Encryption Alone Won’t Ensure Business Continuity and Here’s Why

Did you know that the ‘uncrackable’ 128-bit Advanced Encryption Standard (AES-128) in fact turns out to be crackable? Granted, it would currently take 2 billion years using an enormous number (like a trillion) of computers. But before you heave a sigh of relief on behalf of your organisation’s information, think again. That’s the situation when nobody knows the encryption key you are using. What would the impact be on your business continuity if your key was known by other people who also were prepared to pass that information on to perfect strangers? If you are using services such as encrypted cloud data storage or online password managers, it may be time to find out more.

Let’s take cloud storage first. Google for instance offers auto-encryption that which protects the stored data against unauthorised snooping. Government agencies however can obtain authorisation in certain cases and oblige providers like Google to hand over both the data and the encryption key. Exposure of confidential customer information (which may or may not be justified) can seriously damage an organisation’s reputation and its long term business continuity. For those who don’t want this to happen, one solution is to do your own encryption before uploading your data. Software products like BoxCryptor or Cryptonite do this. Alternatively, some cloud data storage companies like new-comer Tresorit enable encryption of your data on your site and also leave the key with you without ever uploading it into the cloud.

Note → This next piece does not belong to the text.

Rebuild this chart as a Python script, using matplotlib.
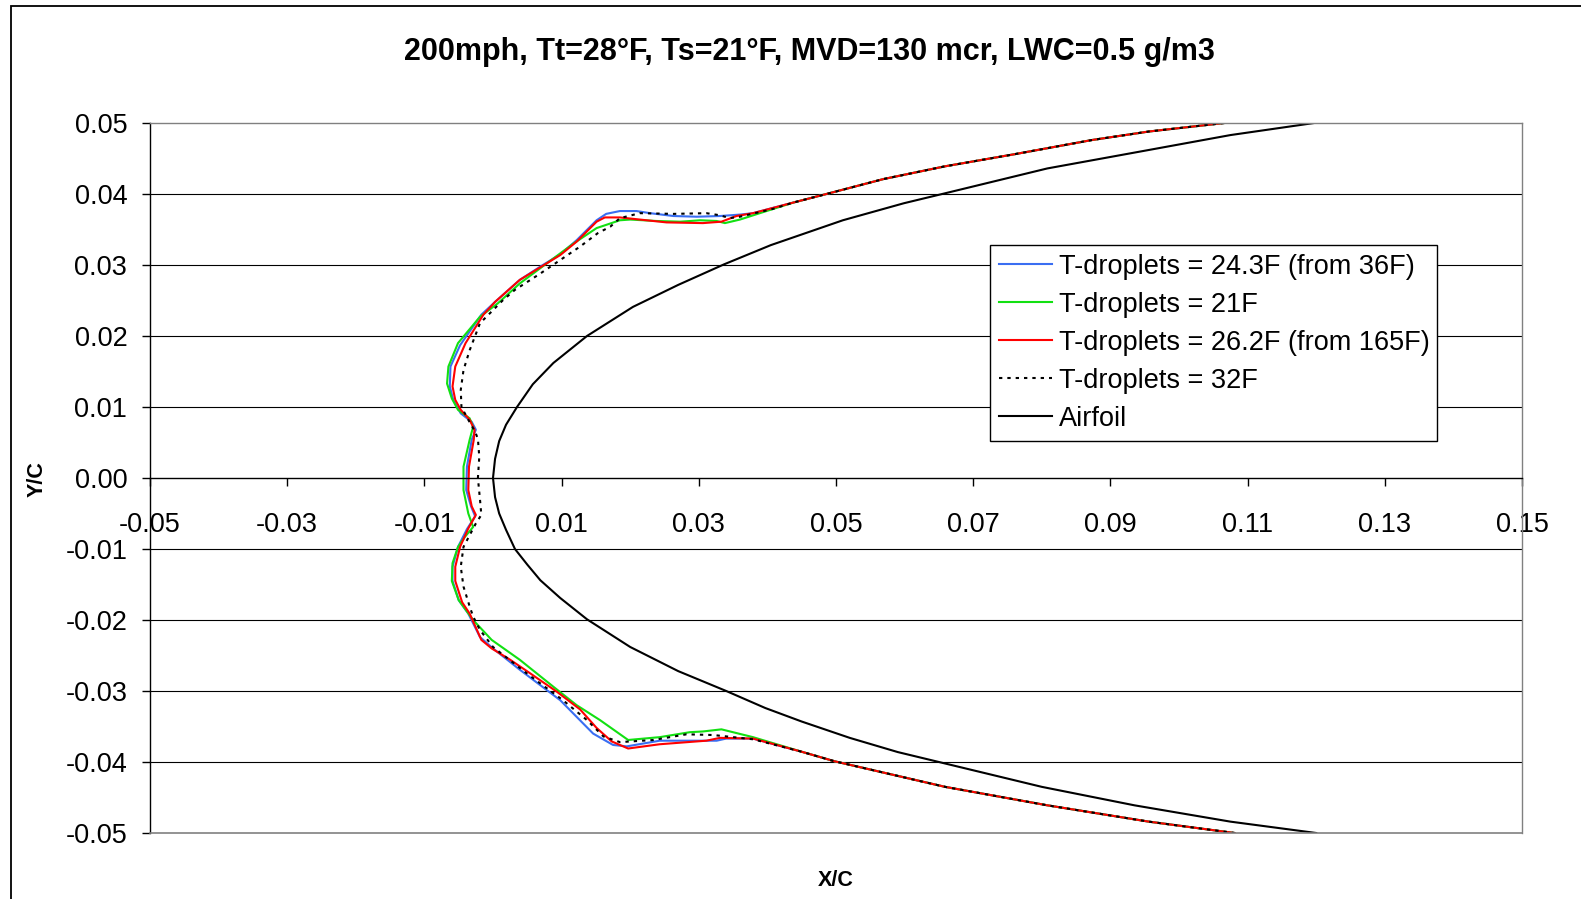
import matplotlib
matplotlib.use("Agg")
import matplotlib.pyplot as plt
from matplotlib.patches import Rectangle

plt.rcParams['font.family'] = ['Liberation Sans', 'DejaVu Sans']
plt.rcParams['axes.unicode_minus'] = False

W, H = 1581, 899

title = "200mph, Tt=28\u00b0F, Ts=21\u00b0F, MVD=130 mcr, LWC=0.5 g/m3"
x_label = "X/C"
y_label = "Y/C"

x_ticks = [-0.05, -0.03, -0.01, 0.01, 0.03, 0.05, 0.07, 0.09, 0.11, 0.13, 0.15]
x_tick_labels = ["-0.05", "-0.03", "-0.01", "0.01", "0.03", "0.05", "0.07", "0.09", "0.11", "0.13", "0.15"]
y_ticks = [0.05, 0.04, 0.03, 0.02, 0.01, 0.00, -0.01, -0.02, -0.03, -0.04, -0.05]
y_tick_labels = ["0.05", "0.04", "0.03", "0.02", "0.01", "0.00", "-0.01", "-0.02", "-0.03", "-0.04", "-0.05"]

series_names = ["T-droplets = 24.3F (from 36F)", "T-droplets = 21F",
                "T-droplets = 26.2F (from 165F)", "T-droplets = 32F", "Airfoil"]

# shared aft parts of the ice shapes
aft_upper_x = [0.1066, 0.0956, 0.0873, 0.0760, 0.0659, 0.0569, 0.0486, 0.0438]
aft_upper_y = [0.0500, 0.0488, 0.0476, 0.0456, 0.0439, 0.0421, 0.0400, 0.0388]
aft_lower_x = [0.0448, 0.0498, 0.0659, 0.0808, 0.0956, 0.1081]
aft_lower_y = [-0.0385, -0.0399, -0.0435, -0.0461, -0.0484, -0.0500]

# T-droplets = 24.3F (blue)
blue_x = [0.0379, 0.0360, 0.0331, 0.0297, 0.0263, 0.0229, 0.0209, 0.0185, 0.0165, 0.0151,
          0.0122, 0.0098, 0.0071, 0.0039, 0.0003, -0.0017, -0.0048, -0.0062, -0.0063, -0.0058,
          -0.0047, -0.0031, -0.0025, -0.0031, -0.0038, -0.0039, -0.0032, -0.0026, -0.0038, -0.0051,
          -0.0059, -0.0059, -0.0050, -0.0036, -0.0019, 0.0000, 0.0039, 0.0098, 0.0146, 0.0175,
          0.0195, 0.0243, 0.0326, 0.0340, 0.0379]
blue_y = [0.0373, 0.0371, 0.0369, 0.0368, 0.0369, 0.0373, 0.0376, 0.0376, 0.0372, 0.0363,
          0.0335, 0.0315, 0.0299, 0.0279, 0.0248, 0.0230, 0.0187, 0.0157, 0.0129, 0.0110,
          0.0091, 0.0079, 0.0068, 0.0054, 0.0016, -0.0017, -0.0040, -0.0054, -0.0072, -0.0097,
          -0.0125, -0.0145, -0.0172, -0.0191, -0.0224, -0.0240, -0.0270, -0.0313, -0.0360, -0.0376,
          -0.0378, -0.0370, -0.0370, -0.0367, -0.0367]

# T-droplets = 21F (green)
green_x = [0.0389, 0.0360, 0.0338, 0.0326, 0.0302, 0.0273, 0.0238, 0.0200, 0.0185, 0.0151,
           0.0117, 0.0078, 0.0039, 0.0007, -0.0019, -0.0051, -0.0065, -0.0067, -0.0060, -0.0051,
           -0.0034, -0.0029, -0.0034, -0.0043, -0.0043, -0.0036, -0.0029, -0.0041, -0.0051, -0.0059,
           -0.0060, -0.0050, -0.0029, -0.0002, 0.0039, 0.0088, 0.0122, 0.0156, 0.0197, 0.0243,
           0.0287, 0.0306, 0.0333, 0.0379]
green_y = [0.0373, 0.0364, 0.0359, 0.0362, 0.0363, 0.0361, 0.0362, 0.0364, 0.0363, 0.0352,
           0.0330, 0.0302, 0.0274, 0.0246, 0.0227, 0.0190, 0.0157, 0.0133, 0.0112, 0.0096,
           0.0084, 0.0072, 0.0054, 0.0016, -0.0017, -0.0050, -0.0069, -0.0083, -0.0097, -0.0120,
           -0.0145, -0.0172, -0.0200, -0.0228, -0.0256, -0.0294, -0.0320, -0.0341, -0.0369, -0.0365,
           -0.0358, -0.0357, -0.0354, -0.0365]

# T-droplets = 26.2F (red)
red_x = [0.0379, 0.0355, 0.0333, 0.0306, 0.0253, 0.0214, 0.0185, 0.0163, 0.0151, 0.0122,
         0.0098, 0.0071, 0.0039, 0.0003, -0.0014, -0.0040, -0.0055, -0.0059, -0.0055, -0.0047,
         -0.0034, -0.0027, -0.0028, -0.0035, -0.0036, -0.0031, -0.0025, -0.0036, -0.0048, -0.0055,
         -0.0055, -0.0045, -0.0034, -0.0017, -0.0002, 0.0025, 0.0054, 0.0093, 0.0127, 0.0151,
         0.0173, 0.0197, 0.0243, 0.0311, 0.0331, 0.0379]
red_y = [0.0373, 0.0369, 0.0361, 0.0359, 0.0360, 0.0364, 0.0367, 0.0367, 0.0361, 0.0333,
         0.0314, 0.0298, 0.0279, 0.0248, 0.0230, 0.0190, 0.0157, 0.0129, 0.0110, 0.0096,
         0.0082, 0.0068, 0.0054, 0.0016, -0.0017, -0.0040, -0.0052, -0.0071, -0.0097, -0.0125,
         -0.0145, -0.0175, -0.0191, -0.0228, -0.0240, -0.0256, -0.0275, -0.0301, -0.0326, -0.0352,
         -0.0371, -0.0381, -0.0375, -0.0370, -0.0366, -0.0367]

# T-droplets = 32F (dotted)
dot_x = [0.0408, 0.0360, 0.0345, 0.0331, 0.0311, 0.0263, 0.0214, 0.0185, 0.0171, 0.0153,
         0.0127, 0.0098, 0.0069, 0.0032, 0.0014, -0.0019, -0.0034, -0.0043, -0.0047, -0.0046,
         -0.0036, -0.0026, -0.0022, -0.0020, -0.0022, -0.0019, -0.0017, -0.0025, -0.0043, -0.0047,
         -0.0043, -0.0034, -0.0029, -0.0019, 0.0000, 0.0049, 0.0102, 0.0137, 0.0161, 0.0185,
         0.0234, 0.0282, 0.0321, 0.0360, 0.0379]
dot_y = [0.0379, 0.0368, 0.0366, 0.0370, 0.0373, 0.0372, 0.0373, 0.0366, 0.0354, 0.0345,
         0.0326, 0.0307, 0.0288, 0.0265, 0.0250, 0.0218, 0.0180, 0.0152, 0.0124, 0.0100,
         0.0082, 0.0065, 0.0055, 0.0030, 0.0000, -0.0030, -0.0052, -0.0064, -0.0097, -0.0125,
         -0.0153, -0.0181, -0.0195, -0.0214, -0.0238, -0.0275, -0.0313, -0.0341, -0.0364, -0.0372,
         -0.0369, -0.0361, -0.0362, -0.0366, -0.0368]

# Airfoil (upper trailing end -> leading edge -> lower trailing end)
airfoil_x = [0.1197, 0.1075, 0.0956, 0.0808, 0.0659, 0.0599, 0.0510, 0.0405, 0.0337, 0.0270,
             0.0204, 0.0137, 0.0088, 0.0058, 0.0035, 0.0019, 0.0009, 0.0003, 0.0000, 0.0003,
             0.0009, 0.0019, 0.0032, 0.0050, 0.0069, 0.0098, 0.0137, 0.0200, 0.0270, 0.0340,
             0.0397, 0.0450, 0.0520, 0.0590, 0.0650, 0.0800, 0.0935, 0.1075, 0.1200]
airfoil_y = [0.0500, 0.0483, 0.0462, 0.0436, 0.0401, 0.0387, 0.0363, 0.0328, 0.0301, 0.0272,
             0.0241, 0.0200, 0.0162, 0.0132, 0.0100, 0.0075, 0.0052, 0.0027, 0.0000, -0.0027,
             -0.0050, -0.0073, -0.0100, -0.0122, -0.0144, -0.0169, -0.0199, -0.0238, -0.0272, -0.0300,
             -0.0324, -0.0343, -0.0366, -0.0386, -0.0400, -0.0435, -0.0461, -0.0484, -0.0500]


def full(mid_x, mid_y):
    return aft_upper_x + mid_x + aft_lower_x, aft_upper_y + mid_y + aft_lower_y


fig = plt.figure(figsize=(W / 100, H / 100), dpi=100)
fig.patch.set_facecolor('white')

# outer chart border
fig.patches.append(Rectangle((11 / W, -0.05), 1.2, 1.05 - 6 / H, transform=fig.transFigure,
                             fill=False, edgecolor='black', lw=1.3))

L, R, T, B = 150, 1522, 123, 833
ax = fig.add_axes([L / W, 1 - B / H, (R - L) / W, (B - T) / H])
ax.set_xlim(-0.05, 0.15)
ax.set_ylim(-0.05, 0.05)

# grid lines
for yv in y_ticks:
    if abs(yv) < 1e-9 or abs(abs(yv) - 0.05) < 1e-9:
        continue
    ax.axhline(yv, color='black', lw=0.8, zorder=0.5)

lw = 1.5
x, y = full(blue_x, blue_y)
ax.plot(x, y, color='#3A6EF2', lw=lw, label=series_names[0], zorder=2)
x, y = full(green_x, green_y)
ax.plot(x, y, color='#12E012', lw=lw, label=series_names[1], zorder=2.1)
x, y = full(red_x, red_y)
ax.plot(x, y, color='#FF0000', lw=lw, label=series_names[2], zorder=2.2)
x, y = full(dot_x, dot_y)
ax.plot(x, y, color='black', lw=1.5, linestyle=(0, (1.6, 2.4)), label=series_names[3], zorder=2.3)
ax.plot(airfoil_x, airfoil_y, color='black', lw=1.5, label=series_names[4], zorder=2.4)

# spines
for s in ['top', 'right']:
    ax.spines[s].set_color('#808080')
    ax.spines[s].set_linewidth(1.0)
ax.spines['left'].set_color('black')
ax.spines['left'].set_linewidth(1.0)
ax.spines['bottom'].set_position(('data', 0))
ax.spines['bottom'].set_color('black')
ax.spines['bottom'].set_linewidth(1.0)
ax.plot([0, 1], [0, 0], transform=ax.transAxes, color='#808080', lw=1.2, clip_on=False, zorder=3)

ax.set_xticks(x_ticks, labels=x_tick_labels)
ax.set_yticks(y_ticks, labels=y_tick_labels)
ax.tick_params(axis='x', direction='out', length=5.8, width=1.0, pad=18.6, labelsize=19.5)
ax.tick_params(axis='y', direction='out', length=5.8, width=1.0, pad=10.5, labelsize=19.5)

fig.text(809 / W, 1 - 52 / H, title, ha='center', va='center', fontsize=22, fontweight='bold')
fig.text(836 / W, 1 - 880 / H, x_label, ha='center', va='center', fontsize=15.5, fontweight='bold')
fig.text(37 / W, 1 - 479 / H, y_label, ha='center', va='center', fontsize=15.5,
         fontweight='bold', rotation=90)

leg = ax.legend(loc='upper left',
                bbox_to_anchor=(990 / W, 1 - 436 / H, 447 / W, 191 / H),
                bbox_transform=fig.transFigure, mode='expand', borderaxespad=0,
                fontsize=19.5, handlelength=1.95, handletextpad=0.26, labelspacing=0.44,
                borderpad=0.33, fancybox=False, framealpha=1, edgecolor='black')
leg.get_frame().set_linewidth(1.0)

fig.savefig('out.png', dpi=100, facecolor='white')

What then of online password managers? Once again, if your encryption key is available either to be hacked or provided in response to an official injunction, your information can be used by anyone who has your key. Potentially, that means access to your email systems, your customer data, your bank accounts and more. A number of online password manager companies have already spotted the problem and deal with it in a similar way to Tresorit above. LastPass’s CEO for instance says ‘We can’t give them what we don’t have’. mSecure, another online password manager, states that not only does it not have access to users’ data, but if users forget their mSecure password, the company is unable to get it back for them. Yet another reason why encryption alone is no guarantee of business continuity.